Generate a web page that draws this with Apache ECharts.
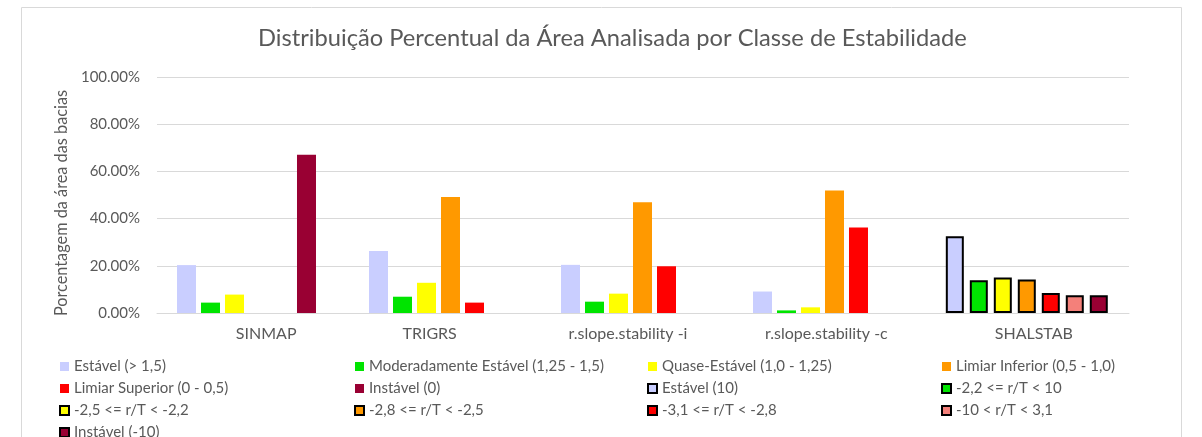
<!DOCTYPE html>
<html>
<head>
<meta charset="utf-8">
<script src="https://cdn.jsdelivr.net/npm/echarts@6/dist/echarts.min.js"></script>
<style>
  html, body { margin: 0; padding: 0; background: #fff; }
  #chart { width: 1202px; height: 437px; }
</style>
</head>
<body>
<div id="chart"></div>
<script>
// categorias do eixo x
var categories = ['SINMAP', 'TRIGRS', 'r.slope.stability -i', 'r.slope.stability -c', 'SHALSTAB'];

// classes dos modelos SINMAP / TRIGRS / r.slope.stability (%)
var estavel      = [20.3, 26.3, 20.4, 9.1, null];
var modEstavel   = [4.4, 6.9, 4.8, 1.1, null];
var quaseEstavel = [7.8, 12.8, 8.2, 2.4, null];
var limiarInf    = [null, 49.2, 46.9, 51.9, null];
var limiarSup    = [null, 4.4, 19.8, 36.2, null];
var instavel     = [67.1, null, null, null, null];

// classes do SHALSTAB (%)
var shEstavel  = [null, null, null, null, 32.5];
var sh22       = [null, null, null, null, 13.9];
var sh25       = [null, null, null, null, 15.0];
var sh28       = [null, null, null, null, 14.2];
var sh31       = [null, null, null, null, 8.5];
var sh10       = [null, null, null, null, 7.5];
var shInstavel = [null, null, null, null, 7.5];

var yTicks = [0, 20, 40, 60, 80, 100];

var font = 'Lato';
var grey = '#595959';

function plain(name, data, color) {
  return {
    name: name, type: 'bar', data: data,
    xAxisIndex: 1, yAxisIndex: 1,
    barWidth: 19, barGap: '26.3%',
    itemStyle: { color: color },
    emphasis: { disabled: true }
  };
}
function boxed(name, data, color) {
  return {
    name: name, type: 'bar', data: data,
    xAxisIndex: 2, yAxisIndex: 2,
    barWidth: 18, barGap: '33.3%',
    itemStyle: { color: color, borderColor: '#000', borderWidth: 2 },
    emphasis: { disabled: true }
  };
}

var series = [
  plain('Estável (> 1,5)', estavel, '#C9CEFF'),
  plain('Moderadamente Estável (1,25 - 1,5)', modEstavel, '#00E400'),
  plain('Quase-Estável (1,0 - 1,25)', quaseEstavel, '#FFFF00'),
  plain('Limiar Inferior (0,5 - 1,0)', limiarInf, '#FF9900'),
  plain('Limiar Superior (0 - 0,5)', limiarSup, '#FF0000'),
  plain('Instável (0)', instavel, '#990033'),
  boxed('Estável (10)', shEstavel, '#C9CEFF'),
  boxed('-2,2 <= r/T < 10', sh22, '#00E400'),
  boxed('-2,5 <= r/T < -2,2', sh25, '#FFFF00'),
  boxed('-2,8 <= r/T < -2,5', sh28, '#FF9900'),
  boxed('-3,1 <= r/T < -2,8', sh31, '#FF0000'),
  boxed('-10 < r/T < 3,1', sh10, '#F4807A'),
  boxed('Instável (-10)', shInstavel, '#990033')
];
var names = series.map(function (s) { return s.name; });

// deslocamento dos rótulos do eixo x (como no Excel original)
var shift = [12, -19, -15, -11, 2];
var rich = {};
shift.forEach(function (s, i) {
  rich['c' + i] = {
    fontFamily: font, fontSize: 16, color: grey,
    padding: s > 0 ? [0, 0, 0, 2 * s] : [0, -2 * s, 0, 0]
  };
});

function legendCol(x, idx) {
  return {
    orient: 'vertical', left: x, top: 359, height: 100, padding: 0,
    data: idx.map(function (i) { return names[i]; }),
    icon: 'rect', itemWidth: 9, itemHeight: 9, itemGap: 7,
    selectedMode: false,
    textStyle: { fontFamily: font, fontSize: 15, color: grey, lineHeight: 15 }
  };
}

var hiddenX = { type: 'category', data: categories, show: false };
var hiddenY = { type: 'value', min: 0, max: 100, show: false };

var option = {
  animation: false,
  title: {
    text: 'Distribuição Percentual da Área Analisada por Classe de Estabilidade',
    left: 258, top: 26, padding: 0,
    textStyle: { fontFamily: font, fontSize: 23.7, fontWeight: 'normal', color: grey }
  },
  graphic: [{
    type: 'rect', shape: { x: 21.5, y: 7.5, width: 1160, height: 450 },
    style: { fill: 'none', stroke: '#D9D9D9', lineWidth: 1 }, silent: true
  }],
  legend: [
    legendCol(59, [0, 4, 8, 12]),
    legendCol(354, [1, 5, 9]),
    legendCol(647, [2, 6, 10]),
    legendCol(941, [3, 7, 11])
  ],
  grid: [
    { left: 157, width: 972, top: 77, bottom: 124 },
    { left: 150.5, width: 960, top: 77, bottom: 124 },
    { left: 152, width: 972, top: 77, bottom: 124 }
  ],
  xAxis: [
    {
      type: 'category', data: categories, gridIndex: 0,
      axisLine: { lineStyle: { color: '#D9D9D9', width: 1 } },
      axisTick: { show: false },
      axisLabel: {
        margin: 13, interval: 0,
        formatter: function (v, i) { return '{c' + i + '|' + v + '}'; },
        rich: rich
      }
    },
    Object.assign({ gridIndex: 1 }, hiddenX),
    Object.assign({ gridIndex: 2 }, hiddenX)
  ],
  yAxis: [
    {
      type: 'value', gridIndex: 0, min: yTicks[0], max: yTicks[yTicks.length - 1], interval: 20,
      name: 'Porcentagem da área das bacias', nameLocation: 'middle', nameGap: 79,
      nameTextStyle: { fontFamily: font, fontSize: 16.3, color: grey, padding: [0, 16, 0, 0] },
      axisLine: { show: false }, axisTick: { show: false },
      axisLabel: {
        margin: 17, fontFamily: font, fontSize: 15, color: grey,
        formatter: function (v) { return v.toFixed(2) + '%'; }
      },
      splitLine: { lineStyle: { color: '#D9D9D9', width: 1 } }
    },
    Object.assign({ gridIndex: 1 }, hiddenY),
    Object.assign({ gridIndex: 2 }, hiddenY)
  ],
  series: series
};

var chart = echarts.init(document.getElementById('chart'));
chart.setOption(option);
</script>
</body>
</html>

== DIRECTION ==
Using the data above, print every line exactly, omitting pictures.

== OUTPUT OF THE EXERCISE ==
Generate a web page that draws this with Apache ECharts.
<!DOCTYPE html>
<html>
<head>
<meta charset="utf-8">
<script src="https://cdn.jsdelivr.net/npm/echarts@6/dist/echarts.min.js"></script>
<style>
  html, body { margin: 0; padding: 0; background: #fff; }
  #chart { width: 1202px; height: 437px; }
</style>
</head>
<body>
<div id="chart"></div>
<script>
// categorias do eixo x
var categories = ['SINMAP', 'TRIGRS', 'r.slope.stability -i', 'r.slope.stability -c', 'SHALSTAB'];

// classes dos modelos SINMAP / TRIGRS / r.slope.stability (%)
var estavel      = [20.3, 26.3, 20.4, 9.1, null];
var modEstavel   = [4.4, 6.9, 4.8, 1.1, null];
var quaseEstavel = [7.8, 12.8, 8.2, 2.4, null];
var limiarInf    = [null, 49.2, 46.9, 51.9, null];
var limiarSup    = [null, 4.4, 19.8, 36.2, null];
var instavel     = [67.1, null, null, null, null];

// classes do SHALSTAB (%)
var shEstavel  = [null, null, null, null, 32.5];
var sh22       = [null, null, null, null, 13.9];
var sh25       = [null, null, null, null, 15.0];
var sh28       = [null, null, null, null, 14.2];
var sh31       = [null, null, null, null, 8.5];
var sh10       = [null, null, null, null, 7.5];
var shInstavel = [null, null, null, null, 7.5];

var yTicks = [0, 20, 40, 60, 80, 100];

var font = 'Lato';
var grey = '#595959';

function plain(name, data, color) {
  return {
    name: name, type: 'bar', data: data,
    xAxisIndex: 1, yAxisIndex: 1,
    barWidth: 19, barGap: '26.3%',
    itemStyle: { color: color },
    emphasis: { disabled: true }
  };
}
function boxed(name, data, color) {
  return {
    name: name, type: 'bar', data: data,
    xAxisIndex: 2, yAxisIndex: 2,
    barWidth: 18, barGap: '33.3%',
    itemStyle: { color: color, borderColor: '#000', borderWidth: 2 },
    emphasis: { disabled: true }
  };
}

var series = [
  plain('Estável (> 1,5)', estavel, '#C9CEFF'),
  plain('Moderadamente Estável (1,25 - 1,5)', modEstavel, '#00E400'),
  plain('Quase-Estável (1,0 - 1,25)', quaseEstavel, '#FFFF00'),
  plain('Limiar Inferior (0,5 - 1,0)', limiarInf, '#FF9900'),
  plain('Limiar Superior (0 - 0,5)', limiarSup, '#FF0000'),
  plain('Instável (0)', instavel, '#990033'),
  boxed('Estável (10)', shEstavel, '#C9CEFF'),
  boxed('-2,2 <= r/T < 10', sh22, '#00E400'),
  boxed('-2,5 <= r/T < -2,2', sh25, '#FFFF00'),
  boxed('-2,8 <= r/T < -2,5', sh28, '#FF9900'),
  boxed('-3,1 <= r/T < -2,8', sh31, '#FF0000'),
  boxed('-10 < r/T < 3,1', sh10, '#F4807A'),
  boxed('Instável (-10)', shInstavel, '#990033')
];
var names = series.map(function (s) { return s.name; });

// deslocamento dos rótulos do eixo x (como no Excel original)
var shift = [12, -19, -15, -11, 2];
var rich = {};
shift.forEach(function (s, i) {
  rich['c' + i] = {
    fontFamily: font, fontSize: 16, color: grey,
    padding: s > 0 ? [0, 0, 0, 2 * s] : [0, -2 * s, 0, 0]
  };
});

function legendCol(x, idx) {
  return {
    orient: 'vertical', left: x, top: 359, height: 100, padding: 0,
    data: idx.map(function (i) { return names[i]; }),
    icon: 'rect', itemWidth: 9, itemHeight: 9, itemGap: 7,
    selectedMode: false,
    textStyle: { fontFamily: font, fontSize: 15, color: grey, lineHeight: 15 }
  };
}

var hiddenX = { type: 'category', data: categories, show: false };
var hiddenY = { type: 'value', min: 0, max: 100, show: false };

var option = {
  animation: false,
  title: {
    text: 'Distribuição Percentual da Área Analisada por Classe de Estabilidade',
    left: 258, top: 26, padding: 0,
    textStyle: { fontFamily: font, fontSize: 23.7, fontWeight: 'normal', color: grey }
  },
  graphic: [{
    type: 'rect', shape: { x: 21.5, y: 7.5, width: 1160, height: 450 },
    style: { fill: 'none', stroke: '#D9D9D9', lineWidth: 1 }, silent: true
  }],
  legend: [
    legendCol(59, [0, 4, 8, 12]),
    legendCol(354, [1, 5, 9]),
    legendCol(647, [2, 6, 10]),
    legendCol(941, [3, 7, 11])
  ],
  grid: [
    { left: 157, width: 972, top: 77, bottom: 124 },
    { left: 150.5, width: 960, top: 77, bottom: 124 },
    { left: 152, width: 972, top: 77, bottom: 124 }
  ],
  xAxis: [
    {
      type: 'category', data: categories, gridIndex: 0,
      axisLine: { lineStyle: { color: '#D9D9D9', width: 1 } },
      axisTick: { show: false },
      axisLabel: {
        margin: 13, interval: 0,
        formatter: function (v, i) { return '{c' + i + '|' + v + '}'; },
        rich: rich
      }
    },
    Object.assign({ gridIndex: 1 }, hiddenX),
    Object.assign({ gridIndex: 2 }, hiddenX)
  ],
  yAxis: [
    {
      type: 'value', gridIndex: 0, min: yTicks[0], max: yTicks[yTicks.length - 1], interval: 20,
      name: 'Porcentagem da área das bacias', nameLocation: 'middle', nameGap: 79,
      nameTextStyle: { fontFamily: font, fontSize: 16.3, color: grey, padding: [0, 16, 0, 0] },
      axisLine: { show: false }, axisTick: { show: false },
      axisLabel: {
        margin: 17, fontFamily: font, fontSize: 15, color: grey,
        formatter: function (v) { return v.toFixed(2) + '%'; }
      },
      splitLine: { lineStyle: { color: '#D9D9D9', width: 1 } }
    },
    Object.assign({ gridIndex: 1 }, hiddenY),
    Object.assign({ gridIndex: 2 }, hiddenY)
  ],
  series: series
};

var chart = echarts.init(document.getElementById('chart'));
chart.setOption(option);
</script>
</body>
</html>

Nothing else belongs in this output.